___ EXERCISE MATERIALS ___

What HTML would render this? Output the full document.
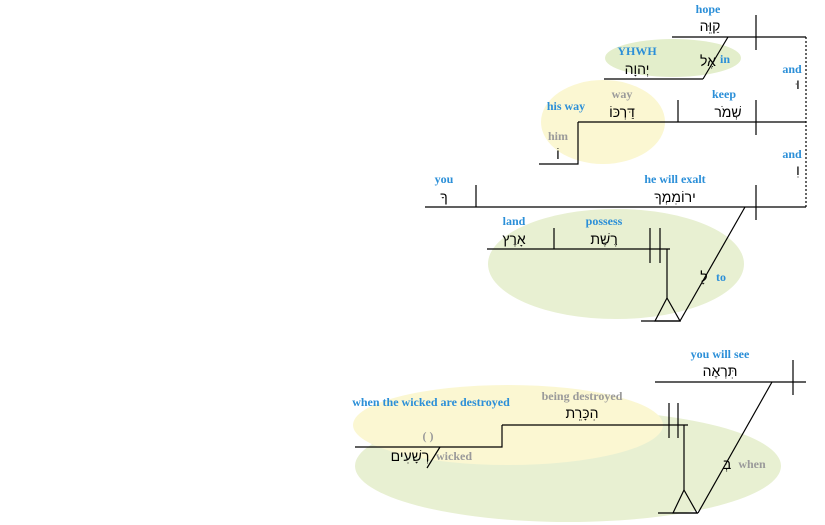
<!DOCTYPE html>
<html><head><meta charset="utf-8"><style>
html,body{margin:0;padding:0;background:#fff;}
svg{display:block;}
.b{font-family:"Liberation Serif",serif;font-weight:bold;font-size:12px;fill:#2b8fd8;}
.g{font-family:"Liberation Serif",serif;font-weight:bold;font-size:12px;fill:#9a9a9a;}
.h{font-family:"Liberation Sans","DejaVu Sans",sans-serif;font-size:14px;fill:#000;}
</style></head><body>
<svg width="825" height="525" viewBox="0 0 825 525" xmlns="http://www.w3.org/2000/svg">
<g text-anchor="middle">
<ellipse cx="673" cy="58" rx="68" ry="19" fill="#e3eecb"/>
<ellipse cx="603" cy="122" rx="62" ry="42" fill="#fbf7d2"/>
<ellipse cx="616" cy="264" rx="128" ry="55" fill="#e8f0d2"/>
<ellipse cx="568" cy="466" rx="213" ry="56" fill="#e8f0d2"/>
<ellipse cx="508" cy="425" rx="155" ry="40" fill="#fbf7d2"/>
<g stroke="#000" stroke-width="1.2" fill="none">
<line x1="672" y1="37" x2="806" y2="37"/><line x1="756" y1="15" x2="756" y2="50"/>
<line x1="806" y1="37" x2="806" y2="207" stroke-dasharray="2,2"/>
<line x1="604" y1="79" x2="703" y2="79"/><line x1="703" y1="79" x2="728" y2="37"/>
<line x1="578" y1="122" x2="806" y2="122"/><line x1="678" y1="100" x2="678" y2="122"/><line x1="756" y1="100" x2="756" y2="135"/>
<polyline points="578,122 578,164 539,164"/>
<line x1="425" y1="207" x2="806" y2="207"/><line x1="476" y1="185" x2="476" y2="207"/><line x1="756" y1="185" x2="756" y2="220"/>
<line x1="487" y1="249" x2="670" y2="249"/><line x1="554" y1="228" x2="554" y2="249"/>
<line x1="650" y1="228" x2="650" y2="263"/><line x1="660" y1="228" x2="660" y2="263"/>
<line x1="667" y1="249" x2="667" y2="298"/><polygon points="667,298 655,321 680,321"/>
<line x1="641" y1="321" x2="680" y2="321"/><line x1="680" y1="321" x2="745" y2="207"/>
<line x1="655" y1="382" x2="806" y2="382"/><line x1="793" y1="360" x2="793" y2="395"/>
<line x1="772" y1="382" x2="698" y2="513"/>
<line x1="502" y1="425" x2="688" y2="425"/><polyline points="502,425 502,447 355,447"/>
<line x1="669" y1="403" x2="669" y2="438"/><line x1="678" y1="403" x2="678" y2="438"/>
<line x1="684" y1="425" x2="684" y2="490"/><polygon points="684,490 673,513 697,513"/>
<line x1="658" y1="513" x2="698" y2="513"/>
<line x1="427" y1="468" x2="440" y2="447"/>
</g>
<text class="b" x="708" y="13">hope</text><text class="h" x="710" y="31">קַוֵּה</text>
<text class="b" x="637" y="55">YHWH</text><text class="h" x="637" y="74">יְהוָה</text>
<text class="h" x="708" y="66">אֶל</text><text class="b" x="725" y="63">in</text>
<text class="b" x="792" y="73">and</text><text class="h" x="798" y="89">וּ</text>
<text class="g" x="622" y="98">way</text><text class="h" x="622" y="117">דַּרְכּוֹ</text>
<text class="b" x="566" y="110">his way</text>
<text class="b" x="724" y="98">keep</text><text class="h" x="728" y="117">שְׁמֹר</text>
<text class="g" x="558" y="140">him</text><text class="h" x="558" y="159">וֹ</text>
<text class="b" x="792" y="158">and</text><text class="h" x="798" y="175">וִ</text>
<text class="b" x="444" y="183">you</text><text class="h" x="444" y="202">ךָ</text>
<text class="b" x="675" y="183">he will exalt</text><text class="h" x="675" y="202">ירוֹמִמְךָ</text>
<text class="b" x="514" y="225">land</text><text class="h" x="514" y="244">אָרֶץ</text>
<text class="b" x="604" y="225">possess</text><text class="h" x="604" y="244">רֶשֶׁת</text>
<text class="h" x="704" y="282">לָ</text><text class="b" x="721" y="281">to</text>
<text class="b" x="720" y="358">you will see</text><text class="h" x="720" y="376">תִּרְאֶה</text>
<text class="b" x="431" y="406">when the wicked are destroyed</text>
<text class="g" x="582" y="400">being destroyed</text><text class="h" x="582" y="418">הִכָּרֵת</text>
<text class="g" x="428" y="440">( )</text><text class="h" x="410" y="461">רְשָׁעִים</text>
<text class="g" x="454" y="460">wicked</text>
<text class="h" x="727" y="469">בְּ</text><text class="g" x="752" y="468">when</text>
</g>
</svg>
</body></html>
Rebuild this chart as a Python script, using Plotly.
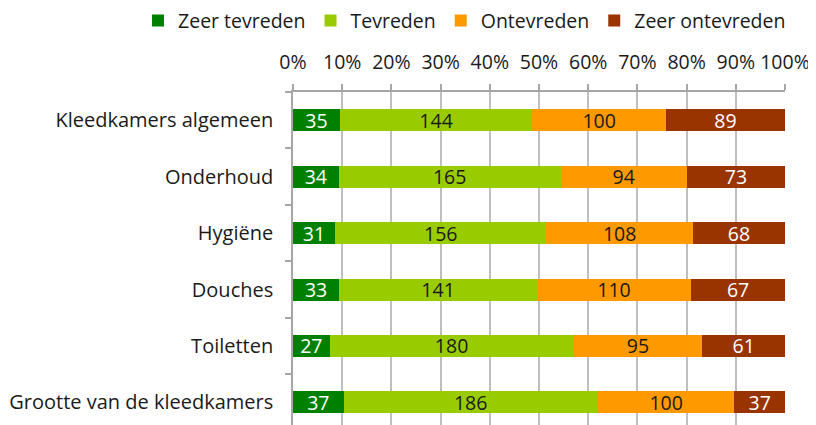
import plotly.graph_objects as go

categories = ["Kleedkamers algemeen", "Onderhoud", "Hygiëne", "Douches", "Toiletten", "Grootte van de kleedkamers"]
series_names = ["Zeer tevreden", "Tevreden", "Ontevreden", "Zeer ontevreden"]
zeer_tevreden = [35, 34, 31, 33, 27, 37]
tevreden = [144, 165, 156, 141, 180, 186]
ontevreden = [100, 94, 108, 110, 95, 100]
zeer_ontevreden = [89, 73, 68, 67, 61, 37]
tick_vals = [0, 10, 20, 30, 40, 50, 60, 70, 80, 90, 100]
tick_labels = ["0%", "10%", "20%", "30%", "40%", "50%", "60%", "70%", "80%", "90%", "100%"]

colors = ["#008000", "#99CC00", "#FF9900", "#993300"]
text_colors = ["white", "#1a1a1a", "#1a1a1a", "white"]
FONT = "Open Sans"

fig = go.Figure()
for name, vals, col, tcol in zip(series_names, [zeer_tevreden, tevreden, ontevreden, zeer_ontevreden], colors, text_colors):
    fig.add_trace(go.Bar(
        y=categories, x=vals, name=name, orientation="h",
        marker=dict(color=col, line=dict(width=0)),
        text=[str(v) for v in vals], textposition="inside", insidetextanchor="middle",
        textangle=0, constraintext="none",
        textfont=dict(color=tcol, size=19.5, family=FONT),
    ))

# page body has an 8px default margin, so the figure is 8px smaller and offsets shifted
fig.update_layout(
    barmode="stack", barnorm="percent", bargap=0.61,
    width=808, height=417,
    margin=dict(l=285, r=31, t=84, b=0, autoexpand=False),
    plot_bgcolor="white", paper_bgcolor="white",
    font=dict(family=FONT, size=20, color="#1a1a1a"),
    legend=dict(orientation="h", x=-0.315, xanchor="left",
                y=1.272, yanchor="top",
                font=dict(size=19.5, family=FONT), traceorder="normal",
                itemwidth=30, tracegroupgap=0),
    showlegend=True,
)
fig.update_xaxes(side="top", range=[0, 100], tickvals=tick_vals, ticktext=tick_labels,
                 showgrid=True, gridcolor="#BFBFBF", gridwidth=1.5,
                 showline=True, linecolor="#A6A6A6", linewidth=1.5,
                 ticks="outside", ticklen=6, tickcolor="#A6A6A6", tickwidth=1.5,
                 ticklabelstandoff=7, tickfont=dict(size=19.5), zeroline=False,
                 automargin=False)
fig.update_yaxes(type="category", categoryorder="array", categoryarray=categories,
                 range=[5.4, -0.5], showline=True, linecolor="#A6A6A6", linewidth=1.5,
                 ticks="outside", tickson="boundaries", ticklen=6, tickcolor="#A6A6A6",
                 tickwidth=1.5, ticklabelstandoff=14, tickfont=dict(size=20), showgrid=False,
                 automargin=False)

fig.write_html("out.html")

___

EXERCISE PROMPT
Pull out every line of the records that includes the string "this".

THE COMPLETED TASK
What HTML would render this? Output the full document.
Rebuild this chart as a Python script, using Plotly.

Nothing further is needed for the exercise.